### YOUR TASK
Copy each line of the listing below exactly.

### SOURCE EXCERPT
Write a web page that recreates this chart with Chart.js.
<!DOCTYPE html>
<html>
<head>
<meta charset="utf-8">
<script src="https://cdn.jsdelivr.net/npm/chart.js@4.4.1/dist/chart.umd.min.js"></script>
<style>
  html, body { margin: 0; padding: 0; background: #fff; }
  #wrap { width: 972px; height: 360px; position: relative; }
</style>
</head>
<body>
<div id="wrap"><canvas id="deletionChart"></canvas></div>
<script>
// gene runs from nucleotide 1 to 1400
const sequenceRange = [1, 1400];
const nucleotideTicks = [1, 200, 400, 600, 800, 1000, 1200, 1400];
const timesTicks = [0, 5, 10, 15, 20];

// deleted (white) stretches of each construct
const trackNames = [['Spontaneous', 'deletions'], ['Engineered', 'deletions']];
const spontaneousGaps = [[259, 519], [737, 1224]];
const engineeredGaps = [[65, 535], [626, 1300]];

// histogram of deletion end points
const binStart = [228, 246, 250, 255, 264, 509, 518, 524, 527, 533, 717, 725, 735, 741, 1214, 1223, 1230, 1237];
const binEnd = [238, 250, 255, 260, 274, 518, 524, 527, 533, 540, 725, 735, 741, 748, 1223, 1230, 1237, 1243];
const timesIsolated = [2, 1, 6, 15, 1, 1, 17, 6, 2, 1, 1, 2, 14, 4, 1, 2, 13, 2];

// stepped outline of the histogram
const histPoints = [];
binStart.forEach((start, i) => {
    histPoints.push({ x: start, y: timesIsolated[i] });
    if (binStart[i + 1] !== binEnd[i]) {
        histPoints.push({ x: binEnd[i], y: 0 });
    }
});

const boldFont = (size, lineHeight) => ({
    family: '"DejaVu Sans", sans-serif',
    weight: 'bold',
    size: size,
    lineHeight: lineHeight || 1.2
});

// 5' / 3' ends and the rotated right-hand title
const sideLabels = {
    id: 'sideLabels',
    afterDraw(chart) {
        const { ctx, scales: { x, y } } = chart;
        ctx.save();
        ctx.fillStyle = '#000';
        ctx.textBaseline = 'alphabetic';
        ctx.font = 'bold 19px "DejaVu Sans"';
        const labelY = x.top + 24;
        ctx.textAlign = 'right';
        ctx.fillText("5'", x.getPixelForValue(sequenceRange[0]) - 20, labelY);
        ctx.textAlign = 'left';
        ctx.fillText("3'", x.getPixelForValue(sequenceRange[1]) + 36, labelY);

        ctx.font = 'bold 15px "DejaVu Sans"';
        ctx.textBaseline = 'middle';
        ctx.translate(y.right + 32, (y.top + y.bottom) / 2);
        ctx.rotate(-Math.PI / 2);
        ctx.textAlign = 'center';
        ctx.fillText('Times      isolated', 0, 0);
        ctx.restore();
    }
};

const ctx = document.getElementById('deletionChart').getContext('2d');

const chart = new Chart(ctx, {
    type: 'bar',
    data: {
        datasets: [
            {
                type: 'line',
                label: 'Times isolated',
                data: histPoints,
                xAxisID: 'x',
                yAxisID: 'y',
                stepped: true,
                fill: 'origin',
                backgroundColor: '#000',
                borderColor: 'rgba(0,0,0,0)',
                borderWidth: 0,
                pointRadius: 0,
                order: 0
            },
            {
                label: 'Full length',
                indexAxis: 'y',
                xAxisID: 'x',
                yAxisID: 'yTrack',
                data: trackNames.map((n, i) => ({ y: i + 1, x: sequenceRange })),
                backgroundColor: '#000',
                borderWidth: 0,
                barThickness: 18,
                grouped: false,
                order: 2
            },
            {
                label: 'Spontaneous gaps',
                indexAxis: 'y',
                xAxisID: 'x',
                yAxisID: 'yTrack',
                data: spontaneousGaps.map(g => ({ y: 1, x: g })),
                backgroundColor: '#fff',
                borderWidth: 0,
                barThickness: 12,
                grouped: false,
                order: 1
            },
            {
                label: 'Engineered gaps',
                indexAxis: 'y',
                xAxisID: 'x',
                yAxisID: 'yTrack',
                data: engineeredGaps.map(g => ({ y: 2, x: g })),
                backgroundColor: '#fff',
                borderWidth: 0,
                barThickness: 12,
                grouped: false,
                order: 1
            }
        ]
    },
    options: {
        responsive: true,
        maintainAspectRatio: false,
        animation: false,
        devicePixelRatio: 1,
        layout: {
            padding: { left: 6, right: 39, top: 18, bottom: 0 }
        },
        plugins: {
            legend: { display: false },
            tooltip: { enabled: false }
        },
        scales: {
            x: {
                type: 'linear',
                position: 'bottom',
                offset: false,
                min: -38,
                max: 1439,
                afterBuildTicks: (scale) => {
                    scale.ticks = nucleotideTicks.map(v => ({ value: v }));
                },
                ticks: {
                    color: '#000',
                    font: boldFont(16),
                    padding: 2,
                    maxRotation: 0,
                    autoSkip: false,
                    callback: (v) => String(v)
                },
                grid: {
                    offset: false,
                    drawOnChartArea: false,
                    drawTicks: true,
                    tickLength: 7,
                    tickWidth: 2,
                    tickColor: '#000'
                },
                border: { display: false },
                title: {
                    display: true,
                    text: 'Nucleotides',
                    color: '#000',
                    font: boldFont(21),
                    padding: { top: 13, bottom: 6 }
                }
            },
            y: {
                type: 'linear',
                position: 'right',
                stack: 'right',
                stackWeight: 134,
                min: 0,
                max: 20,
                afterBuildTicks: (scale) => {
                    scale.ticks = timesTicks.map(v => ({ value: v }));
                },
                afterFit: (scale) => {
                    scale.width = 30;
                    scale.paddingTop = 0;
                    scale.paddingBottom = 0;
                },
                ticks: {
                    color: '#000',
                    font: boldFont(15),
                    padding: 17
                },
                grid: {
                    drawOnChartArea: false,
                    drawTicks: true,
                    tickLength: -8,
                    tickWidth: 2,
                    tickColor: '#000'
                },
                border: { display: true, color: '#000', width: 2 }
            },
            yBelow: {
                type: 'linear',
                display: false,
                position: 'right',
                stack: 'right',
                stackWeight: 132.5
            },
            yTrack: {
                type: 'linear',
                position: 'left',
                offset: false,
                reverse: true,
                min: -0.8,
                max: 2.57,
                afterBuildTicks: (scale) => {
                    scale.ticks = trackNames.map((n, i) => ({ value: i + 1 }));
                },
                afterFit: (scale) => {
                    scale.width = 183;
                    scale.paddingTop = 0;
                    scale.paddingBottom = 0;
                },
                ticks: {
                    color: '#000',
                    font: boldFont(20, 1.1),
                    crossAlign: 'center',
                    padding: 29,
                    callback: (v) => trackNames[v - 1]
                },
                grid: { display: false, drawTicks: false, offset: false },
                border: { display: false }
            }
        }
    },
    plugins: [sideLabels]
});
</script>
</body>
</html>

### FINAL RESULT
Write a web page that recreates this chart with Chart.js.
<!DOCTYPE html>
<html>
<head>
<meta charset="utf-8">
<script src="https://cdn.jsdelivr.net/npm/chart.js@4.4.1/dist/chart.umd.min.js"></script>
<style>
  html, body { margin: 0; padding: 0; background: #fff; }
  #wrap { width: 972px; height: 360px; position: relative; }
</style>
</head>
<body>
<div id="wrap"><canvas id="deletionChart"></canvas></div>
<script>
// gene runs from nucleotide 1 to 1400
const sequenceRange = [1, 1400];
const nucleotideTicks = [1, 200, 400, 600, 800, 1000, 1200, 1400];
const timesTicks = [0, 5, 10, 15, 20];

// deleted (white) stretches of each construct
const trackNames = [['Spontaneous', 'deletions'], ['Engineered', 'deletions']];
const spontaneousGaps = [[259, 519], [737, 1224]];
const engineeredGaps = [[65, 535], [626, 1300]];

// histogram of deletion end points
const binStart = [228, 246, 250, 255, 264, 509, 518, 524, 527, 533, 717, 725, 735, 741, 1214, 1223, 1230, 1237];
const binEnd = [238, 250, 255, 260, 274, 518, 524, 527, 533, 540, 725, 735, 741, 748, 1223, 1230, 1237, 1243];
const timesIsolated = [2, 1, 6, 15, 1, 1, 17, 6, 2, 1, 1, 2, 14, 4, 1, 2, 13, 2];

// stepped outline of the histogram
const histPoints = [];
binStart.forEach((start, i) => {
    histPoints.push({ x: start, y: timesIsolated[i] });
    if (binStart[i + 1] !== binEnd[i]) {
        histPoints.push({ x: binEnd[i], y: 0 });
    }
});

const boldFont = (size, lineHeight) => ({
    family: '"DejaVu Sans", sans-serif',
    weight: 'bold',
    size: size,
    lineHeight: lineHeight || 1.2
});

// 5' / 3' ends and the rotated right-hand title
const sideLabels = {
    id: 'sideLabels',
    afterDraw(chart) {
        const { ctx, scales: { x, y } } = chart;
        ctx.save();
        ctx.fillStyle = '#000';
        ctx.textBaseline = 'alphabetic';
        ctx.font = 'bold 19px "DejaVu Sans"';
        const labelY = x.top + 24;
        ctx.textAlign = 'right';
        ctx.fillText("5'", x.getPixelForValue(sequenceRange[0]) - 20, labelY);
        ctx.textAlign = 'left';
        ctx.fillText("3'", x.getPixelForValue(sequenceRange[1]) + 36, labelY);

        ctx.font = 'bold 15px "DejaVu Sans"';
        ctx.textBaseline = 'middle';
        ctx.translate(y.right + 32, (y.top + y.bottom) / 2);
        ctx.rotate(-Math.PI / 2);
        ctx.textAlign = 'center';
        ctx.fillText('Times      isolated', 0, 0);
        ctx.restore();
    }
};

const ctx = document.getElementById('deletionChart').getContext('2d');

const chart = new Chart(ctx, {
    type: 'bar',
    data: {
        datasets: [
            {
                type: 'line',
                label: 'Times isolated',
                data: histPoints,
                xAxisID: 'x',
                yAxisID: 'y',
                stepped: true,
                fill: 'origin',
                backgroundColor: '#000',
                borderColor: 'rgba(0,0,0,0)',
                borderWidth: 0,
                pointRadius: 0,
                order: 0
            },
            {
                label: 'Full length',
                indexAxis: 'y',
                xAxisID: 'x',
                yAxisID: 'yTrack',
                data: trackNames.map((n, i) => ({ y: i + 1, x: sequenceRange })),
                backgroundColor: '#000',
                borderWidth: 0,
                barThickness: 18,
                grouped: false,
                order: 2
            },
            {
                label: 'Spontaneous gaps',
                indexAxis: 'y',
                xAxisID: 'x',
                yAxisID: 'yTrack',
                data: spontaneousGaps.map(g => ({ y: 1, x: g })),
                backgroundColor: '#fff',
                borderWidth: 0,
                barThickness: 12,
                grouped: false,
                order: 1
            },
            {
                label: 'Engineered gaps',
                indexAxis: 'y',
                xAxisID: 'x',
                yAxisID: 'yTrack',
                data: engineeredGaps.map(g => ({ y: 2, x: g })),
                backgroundColor: '#fff',
                borderWidth: 0,
                barThickness: 12,
                grouped: false,
                order: 1
            }
        ]
    },
    options: {
        responsive: true,
        maintainAspectRatio: false,
        animation: false,
        devicePixelRatio: 1,
        layout: {
            padding: { left: 6, right: 39, top: 18, bottom: 0 }
        },
        plugins: {
            legend: { display: false },
            tooltip: { enabled: false }
        },
        scales: {
            x: {
                type: 'linear',
                position: 'bottom',
                offset: false,
                min: -38,
                max: 1439,
                afterBuildTicks: (scale) => {
                    scale.ticks = nucleotideTicks.map(v => ({ value: v }));
                },
                ticks: {
                    color: '#000',
                    font: boldFont(16),
                    padding: 2,
                    maxRotation: 0,
                    autoSkip: false,
                    callback: (v) => String(v)
                },
                grid: {
                    offset: false,
                    drawOnChartArea: false,
                    drawTicks: true,
                    tickLength: 7,
                    tickWidth: 2,
                    tickColor: '#000'
                },
                border: { display: false },
                title: {
                    display: true,
                    text: 'Nucleotides',
                    color: '#000',
                    font: boldFont(21),
                    padding: { top: 13, bottom: 6 }
                }
            },
            y: {
                type: 'linear',
                position: 'right',
                stack: 'right',
                stackWeight: 134,
                min: 0,
                max: 20,
                afterBuildTicks: (scale) => {
                    scale.ticks = timesTicks.map(v => ({ value: v }));
                },
                afterFit: (scale) => {
                    scale.width = 30;
                    scale.paddingTop = 0;
                    scale.paddingBottom = 0;
                },
                ticks: {
                    color: '#000',
                    font: boldFont(15),
                    padding: 17
                },
                grid: {
                    drawOnChartArea: false,
                    drawTicks: true,
                    tickLength: -8,
                    tickWidth: 2,
                    tickColor: '#000'
                },
                border: { display: true, color: '#000', width: 2 }
            },
            yBelow: {
                type: 'linear',
                display: false,
                position: 'right',
                stack: 'right',
                stackWeight: 132.5
            },
            yTrack: {
                type: 'linear',
                position: 'left',
                offset: false,
                reverse: true,
                min: -0.8,
                max: 2.57,
                afterBuildTicks: (scale) => {
                    scale.ticks = trackNames.map((n, i) => ({ value: i + 1 }));
                },
                afterFit: (scale) => {
                    scale.width = 183;
                    scale.paddingTop = 0;
                    scale.paddingBottom = 0;
                },
                ticks: {
                    color: '#000',
                    font: boldFont(20, 1.1),
                    crossAlign: 'center',
                    padding: 29,
                    callback: (v) => trackNames[v - 1]
                },
                grid: { display: false, drawTicks: false, offset: false },
                border: { display: false }
            }
        }
    },
    plugins: [sideLabels]
});
</script>
</body>
</html>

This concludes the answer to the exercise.